I am currently learning about the theory of monoidal categories, and something is bothering me. I want to define the opposite category $C^{op}$ of a (braided) monoidal category. My guess would be that given a category, tensor product, unit, left/right unitors, associativity, and braiding $(C,\otimes,1,\lambda,\rho,\alpha,\beta)$ , one could define the opposite by $(C^{op},\otimes^{op},1^{op},\lambda^{op},\rho^{op},\alpha^{op},\beta^{op})$, where the $op$ is taken appropriately on the level of objects, categories, functors, and natural transformations.
Something about this bugs me though. On nLab's "opposite category page" (https://ncatlab.org/nlab/show/opposite+category), they say that $(C^{op})^{op}\neq C$ when $C$ is a non-symmetric braided category. I thought that the double-opposite of objects/categories/functors/natural transformations bring you back where you started. Hence, there must be something else afoot.
What is the correct definition of the opposite category of a (braided) monoidal category?

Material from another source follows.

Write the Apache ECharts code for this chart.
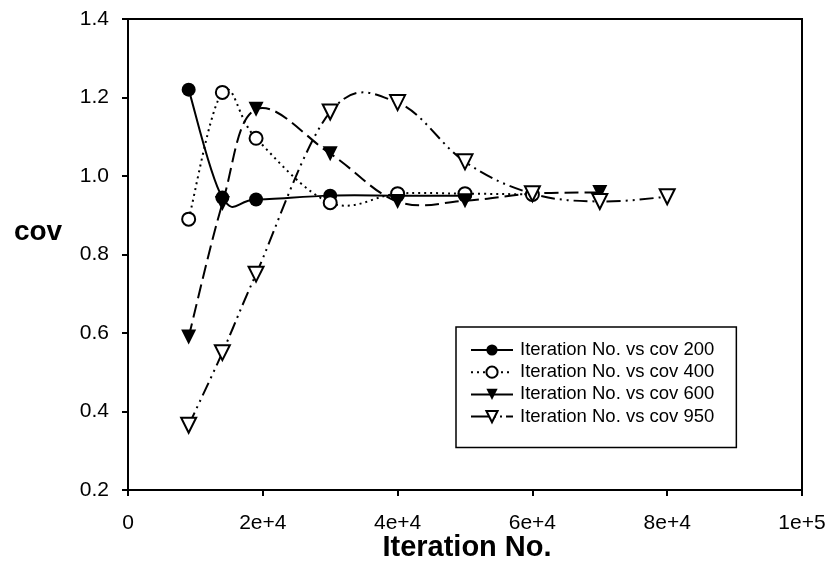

As motivation, I am looking at (braided) monoidal categories with duals. In this case, the duality extends to a functor $(-)^{*}:C^{op}\to C$. The dual also respects monoidal and braided structure in some sense, and so I would like to say that $(-)^{*}$ induces a fully faithful braided monoidal functor $C^{op}\to C$. It seems like this might even be an equivalence of categories (in the case of fusion categories I can give a proof), but I don't know for sure.